Home Aerospace Ancient Region Near Jupiter May Have Created Six Types of Meteorites

Ancient Region Near Jupiter May Have Created Six Types of Meteorites

Just outside Jupiter's orbit, a ring-shaped region of high gas pressure formed. In this "dust trap," over several million years planetesimals of varying compositions were able to form. Credit: MPS / hormesdesign.de.

Scientists have discovered that a region just outside Jupiter’s orbit may have acted like a giant “planet factory” in the early solar system, producing several different types of asteroid building blocks over millions of years.

The new research, led by scientists at the Max Planck Institute for Solar System Research, was published in The Astrophysical Journal.

Using advanced computer simulations, the researchers found that the same ring-shaped region beyond Jupiter could have formed at least six different groups of meteorite parent bodies at different times.

About 4.6 billion years ago, the young sun was surrounded by a huge disk of gas and dust.

Over time, tiny dust particles collided and stuck together, gradually forming larger objects called planetesimals.

Some of these objects eventually became planets, while others remained smaller and later broke apart into today’s asteroids and meteorites.

Scientists have long suspected that not every part of the early solar system was equally good at forming planetesimals. The new study suggests that the area just outside Jupiter’s orbit was especially important.

By the time this process was happening, Jupiter had already become enormous and had cleared a gap in the surrounding disk of gas and dust. This created a high-pressure ring just outside the planet’s orbit. Dust drifting through the solar system became trapped there, forming dense collections of pebble-sized particles.

Researchers describe this region as a “dust trap.” Earlier studies showed that dust traps could help create planetesimals very early in solar system history, but scientists did not know whether the same region could later produce bodies with very different compositions.

The new simulations show that it could.

The team focused on a period between about two and four million years after the solar system formed. During that time, different materials moved through the disk in different ways. Fine, fragile dust traveled differently from larger, more stable clumps that had formed earlier under intense heat.

Jupiter acted as a barrier that blocked larger particles more effectively than smaller dust grains. Over time, this caused different mixtures of material to build up in the dust trap beyond Jupiter.

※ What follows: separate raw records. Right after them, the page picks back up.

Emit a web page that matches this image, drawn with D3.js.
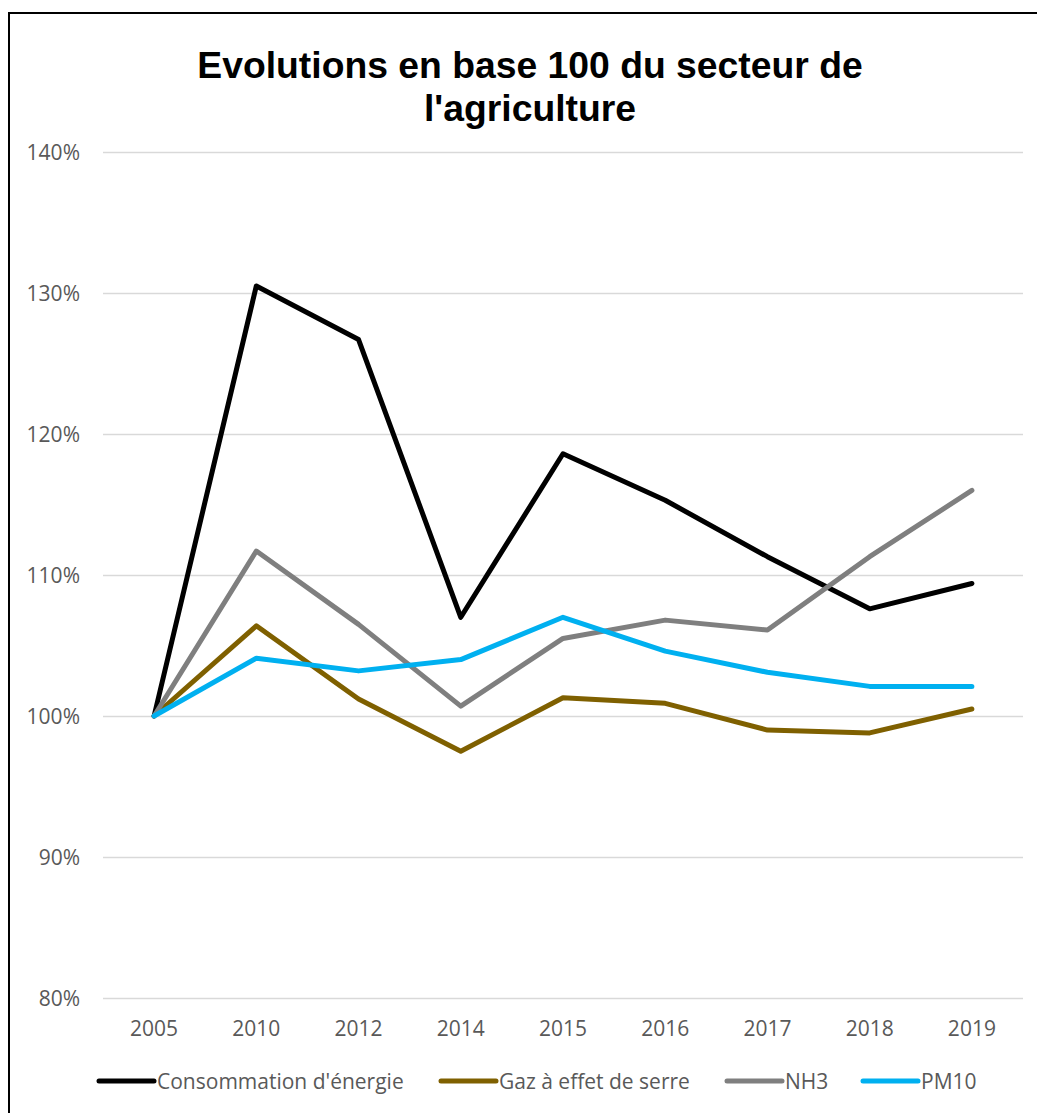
<!DOCTYPE html>
<html>
<head>
<meta charset="utf-8">
<script src="https://cdn.jsdelivr.net/npm/d3@7"></script>
<style>
  html, body { margin: 0; padding: 0; background: #fff; }
  svg { display: block; }
</style>
</head>
<body>
<svg id="chart" width="1037" height="1113"></svg>
<script>
const years = ["2005", "2010", "2012", "2014", "2015", "2016", "2017", "2018", "2019"];
const consommation = [100, 130.5, 126.7, 107.0, 118.6, 115.3, 111.3, 107.6, 109.4];
const gaz = [100, 106.4, 101.2, 97.5, 101.3, 100.9, 99.0, 98.8, 100.5];
const nh3 = [100, 111.7, 106.5, 100.7, 105.5, 106.8, 106.1, 111.3, 116.0];
const pm10 = [100, 104.1, 103.2, 104.0, 107.0, 104.6, 103.1, 102.1, 102.1];
const yTicks = [80, 90, 100, 110, 120, 130, 140];
const seriesNames = ["Consommation d'énergie", "Gaz à effet de serre", "NH3", "PM10"];
const seriesColors = ["#000000", "#7F6000", "#7F7F7F", "#00B0F0"];
const title = ["Evolutions en base 100 du secteur de", "l'agriculture"];

const series = [consommation, gaz, nh3, pm10].map((v, i) => ({
  name: seriesNames[i], color: seriesColors[i], values: v
}));

const svg = d3.select("#chart");
const font = "'Open Sans', sans-serif";

// outer border
svg.append("rect")
  .attr("x", 9).attr("y", 13)
  .attr("width", 1100).attr("height", 1200)
  .attr("fill", "#fff").attr("stroke", "#000").attr("stroke-width", 2);

const x = d3.scaleBand().domain(years).range([103, 1023]);
const y = d3.scaleLinear().domain([80, 140]).range([998, 152]);

// title
svg.append("text")
  .attr("x", 530).attr("y", 78)
  .attr("text-anchor", "middle")
  .style("font-family", "'Liberation Sans', Arial, sans-serif")
  .style("font-weight", "bold").style("font-size", "37.3px")
  .attr("fill", "#000")
  .selectAll("tspan").data(title).join("tspan")
  .attr("x", 530).attr("dy", (d, i) => i === 0 ? 0 : 43)
  .text(d => d);

// gridlines + y axis
const yAxis = d3.axisLeft(y).tickValues(yTicks)
  .tickSize(-(1023 - 103)).tickPadding(23)
  .tickFormat(d => d + "%");
const gy = svg.append("g").attr("transform", "translate(103,0)").call(yAxis);
gy.select(".domain").remove();
gy.selectAll(".tick line").attr("stroke", "#D9D9D9").attr("stroke-width", 1.5);
gy.selectAll(".tick text")
  .attr("fill", "#595959")
  .style("font-family", font).style("font-size", "21px")
  .attr("dy", "0.34em");

// x axis
const xAxis = d3.axisBottom(x).tickSize(0).tickPadding(23);
const gx = svg.append("g").attr("transform", "translate(0,998)").call(xAxis);
gx.select(".domain").remove();
gx.selectAll(".tick text")
  .attr("fill", "#595959")
  .style("font-family", font).style("font-size", "21px");

// lines
const line = d3.line()
  .x((d, i) => x(years[i]) + x.bandwidth() / 2)
  .y(d => y(d));

svg.append("g").selectAll("path").data(series).join("path")
  .attr("d", d => line(d.values))
  .attr("fill", "none")
  .attr("stroke", d => d.color)
  .attr("stroke-width", 5)
  .attr("stroke-linecap", "round")
  .attr("stroke-linejoin", "round");

// legend
const legendX = [99, 441, 727, 863];
const lg = svg.append("g").selectAll("g").data(series).join("g")
  .attr("transform", (d, i) => `translate(${legendX[i]},1081)`);
lg.append("line")
  .attr("x1", 0).attr("x2", 55).attr("y1", 0).attr("y2", 0)
  .attr("stroke", d => d.color).attr("stroke-width", 5)
  .attr("stroke-linecap", "round");
lg.append("text")
  .attr("x", 58).attr("y", 8)
  .attr("fill", "#595959")
  .style("font-family", font).style("font-size", "21px")
  .text(d => d.name);
</script>
</body>
</html>
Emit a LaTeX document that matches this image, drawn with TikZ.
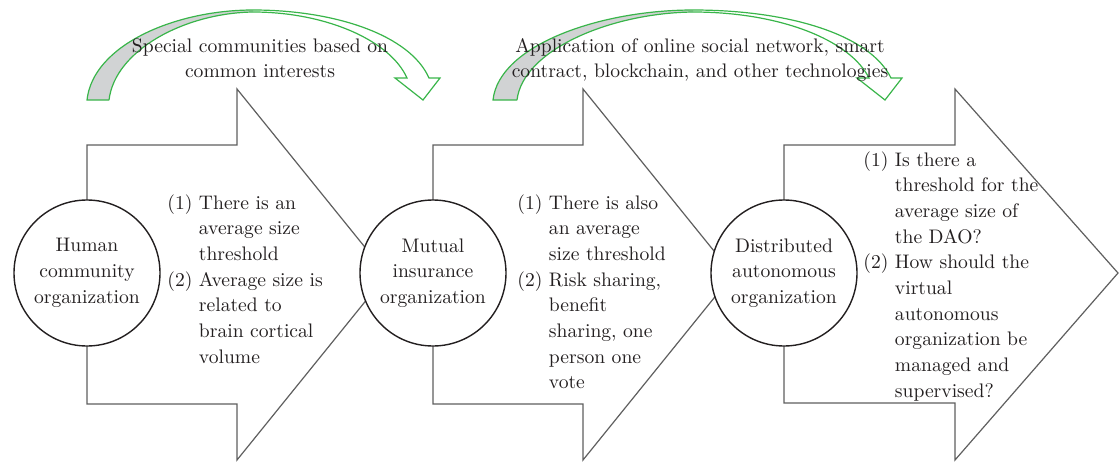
\documentclass[tikz,border=0pt]{standalone}
\definecolor{arrgreen}{RGB}{57,181,74}
\definecolor{bandgray}{RGB}{209,211,212}
\definecolor{bodygray}{RGB}{95,95,95}
\definecolor{inkcol}{RGB}{35,31,32}
\tikzset{
  txt/.style={font=\fontsize{9.8}{12.85}\selectfont, text=inkcol},
  bigarrow/.style={draw=bodygray, line width=0.6pt, fill=white},
  orgcircle/.style={txt, circle, draw=inkcol, line width=0.7pt, fill=white,
    minimum size=73pt, inner sep=0pt, align=center},
  band/.style={draw=arrgreen, line width=0.6pt},
  bandfill/.style={fill=bandgray},
  listnode/.style={txt, anchor=base west, inner sep=0pt},
  toptext/.style={txt, anchor=base, inner sep=0pt}
}
\begin{document}
\begin{tikzpicture}[x=0.5pt,y=-0.5pt]
\useasboundingbox (0,0) rectangle (1119,461);
% big block arrows
\draw[bigarrow] (87,145) -- (237,145) -- (237,89) -- (387,274.5) -- (237,460) -- (237,404) -- (87,404) -- cycle;
\draw[bigarrow] (433,145) -- (583,145) -- (583,89) -- (733,274.5) -- (583,460) -- (583,404) -- (433,404) -- cycle;
\draw[bigarrow] (784,145) -- (955,145) -- (955,89) -- (1118,273) -- (955,460) -- (955,403) -- (784,403) -- cycle;
% circles
\node[orgcircle] (c1) at (87,273) {Human\\community\\organization};
\node[orgcircle] (c2) at (433,273) {Mutual\\insurance\\organization};
\node[orgcircle] (c3) at (784,273) {Distributed\\autonomous\\organization};
% lists
\node[listnode] (l1) at (167,209) {\begin{tabular}[t]{@{}r@{\ }l@{}}(1)&There is an\\&average size\\&threshold\\(2)&Average size is\\&related to\\&brain cortical\\&volume\end{tabular}};
\node[listnode] (l2) at (517,209) {\begin{tabular}[t]{@{}r@{\ }l@{}}(1)&There is also\\&an average\\&size threshold\\(2)&Risk sharing,\\&benefit\\&sharing, one\\&person one\\&vote\end{tabular}};
\node[listnode] (l3) at (863,166) {\begin{tabular}[t]{@{}r@{\ }l@{}}(1)&Is there a\\&threshold for the\\&average size of\\&the DAO?\\(2)&How should the\\&virtual\\&autonomous\\&organization be\\&managed and\\&supervised?\end{tabular}};
% curved arrow 1
\fill[bandfill] (87,100) .. controls (93,45) and (175,10) .. (253,10)
  -- (253,12) .. controls (185,13) and (115,50) .. (109,100) -- cycle;
\draw[band] (109,100) -- (87,100) .. controls (93,45) and (175,10) .. (253,10)
  .. controls (335,10) and (410,35) .. (429,78) -- (440,78) -- (423,100) -- (395,78) -- (407,78)
  .. controls (390,40) and (325,12) .. (253,12) .. controls (185,13) and (115,50) .. (109,100);
% curved arrow 2
\fill[bandfill] (493,100) .. controls (499,45) and (600,10) .. (693,10)
  -- (693,12) .. controls (610,13) and (523,50) .. (517,100) -- cycle;
\draw[band] (517,100) -- (493,100) .. controls (499,45) and (600,10) .. (693,10)
  .. controls (790,10) and (870,35) .. (891,78) -- (902,78) -- (885,100) -- (857,78) -- (869,78)
  .. controls (850,40) and (780,12) .. (693,12) .. controls (610,13) and (523,50) .. (517,100);
% top texts
\node[toptext] (t1) at (260,52) {\begin{tabular}[t]{@{}c@{}}Special communities based on\\common interests\end{tabular}};
\node[toptext] (t2) at (700,52) {\begin{tabular}[t]{@{}c@{}}Application of online social network, smart\\contract, blockchain, and other technologies\end{tabular}};
\end{tikzpicture}
\end{document}
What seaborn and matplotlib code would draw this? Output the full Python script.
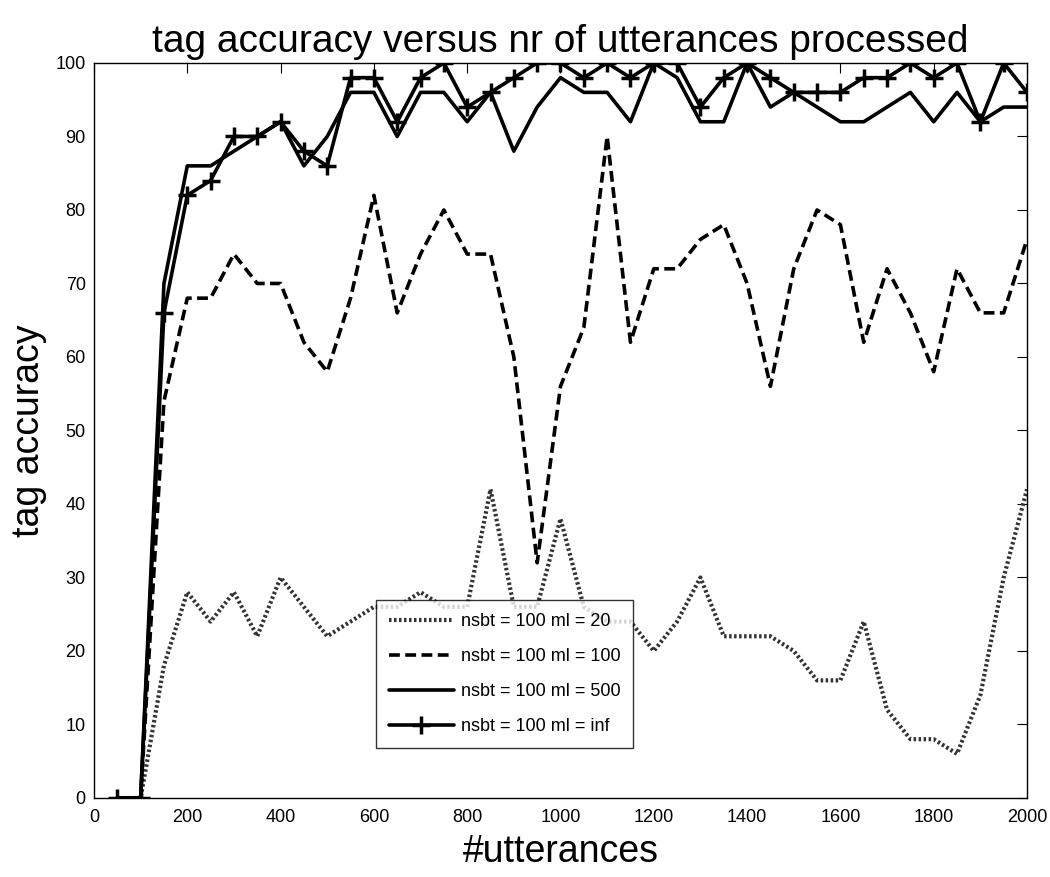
import numpy as np
import pandas as pd
import seaborn as sns
import matplotlib.pyplot as plt

# number of utterances processed (x values)
utterances = list(range(50, 2001, 50))

# tag accuracy per setting
acc_ml20 = [0, 0, 18, 28, 24, 28, 22, 30, 26, 22,
            24, 26, 26, 28, 26, 26, 42, 26, 26, 38,
            26, 24, 24, 20, 24, 30, 22, 22, 22, 20,
            16, 16, 24, 12, 8, 8, 6, 14, 30, 42]
acc_ml100 = [0, 0, 54, 68, 68, 74, 70, 70, 62, 58,
             68, 82, 66, 74, 80, 74, 74, 60, 32, 56,
             64, 90, 62, 72, 72, 76, 78, 70, 56, 72,
             80, 78, 62, 72, 66, 58, 72, 66, 66, 76]
acc_ml500 = [0, 0, 70, 86, 86, 88, 90, 92, 86, 90,
             96, 96, 90, 96, 96, 92, 96, 88, 94, 98,
             96, 96, 92, 100, 98, 92, 92, 100, 94, 96,
             94, 92, 92, 94, 96, 92, 96, 92, 94, 94]
acc_mlinf = [0, 0, 66, 82, 84, 90, 90, 92, 88, 86,
             98, 98, 92, 98, 100, 94, 96, 98, 100, 100,
             98, 100, 98, 100, 100, 94, 98, 100, 98, 96,
             96, 96, 98, 98, 100, 98, 100, 92, 100, 96]

labels = ["nsbt = 100 ml = 20", "nsbt = 100 ml = 100",
          "nsbt = 100 ml = 500", "nsbt = 100 ml = inf"]

sns.set_style("white")
plt.rcParams["font.family"] = ["Liberation Sans", "DejaVu Sans"]
plt.rcParams["text.color"] = "black"
plt.rcParams["axes.labelcolor"] = "black"
plt.rcParams["xtick.color"] = "black"
plt.rcParams["ytick.color"] = "black"

fig = plt.figure(figsize=(10.5, 8.77), dpi=100)
ax = fig.add_axes([0.0895, 0.0901, 0.8886, 0.8381])

styles = [
    dict(linestyle=(0, (0.6, 0.6)), linewidth=3.0, color="#333333"),
    dict(linestyle=(0, (3, 1.5)), linewidth=2.6, color="black"),
    dict(linestyle="-", linewidth=2.6, color="black"),
    dict(linestyle="-", linewidth=2.6, color="black", marker="+",
         markersize=13, markeredgewidth=2.5, markeredgecolor="black"),
]
series = [acc_ml20, acc_ml100, acc_ml500, acc_mlinf]

for vals, lab, st in zip(series, labels, styles):
    sns.lineplot(x=utterances, y=vals, ax=ax, label=lab, **st)

ax.set_xlim(0, 2000)
ax.set_ylim(0, 100)
ax.set_xticks(range(0, 2001, 200))
ax.set_yticks(range(0, 101, 10))
ax.tick_params(direction="in", top=True, right=True, length=7,
               labelsize=13, width=0.8)
ax.tick_params(axis="x", pad=8)
ax.tick_params(axis="y", pad=6)
for sp in ax.spines.values():
    sp.set_color("black")
    sp.set_linewidth(1.0)

ax.set_title("tag accuracy versus nr of utterances processed",
             fontsize=28, pad=8)
ax.set_xlabel("#utterances", fontsize=27, labelpad=6)
ax.set_ylabel("tag accuracy", fontsize=27, labelpad=6)

leg = ax.legend(loc="lower left", bbox_to_anchor=(0.2926, 0.0558),
                fontsize=13, frameon=True, fancybox=False,
                edgecolor="black", handlelength=3.6, borderpad=0.7,
                labelspacing=1.0, handletextpad=0.4)
leg.get_frame().set_linewidth(1.0)

fig.savefig("out.png", dpi=100)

As conditions changed, new generations of planetesimals formed with very different compositions. Some were made mostly of fragile, crumbly material, while others contained much more stable material.

The researchers found that their computer models closely matched the ages and compositions of six groups of carbon-rich meteorites known as carbonaceous chondrites. These meteorites are among the oldest and most primitive rocks ever found and are believed to preserve material from the birth of the solar system.

Some carbonaceous chondrites are soft and fragile, while others contain larger visible inclusions and are more solid. The new study successfully reproduced these differences for the first time using detailed simulations of the early solar system.

Scientists say the findings strengthen the idea that dust traps played a major role in building planets and asteroids. The work also suggests that many other types of meteorites may have formed in the same region long ago, helping researchers better understand how the solar system took shape.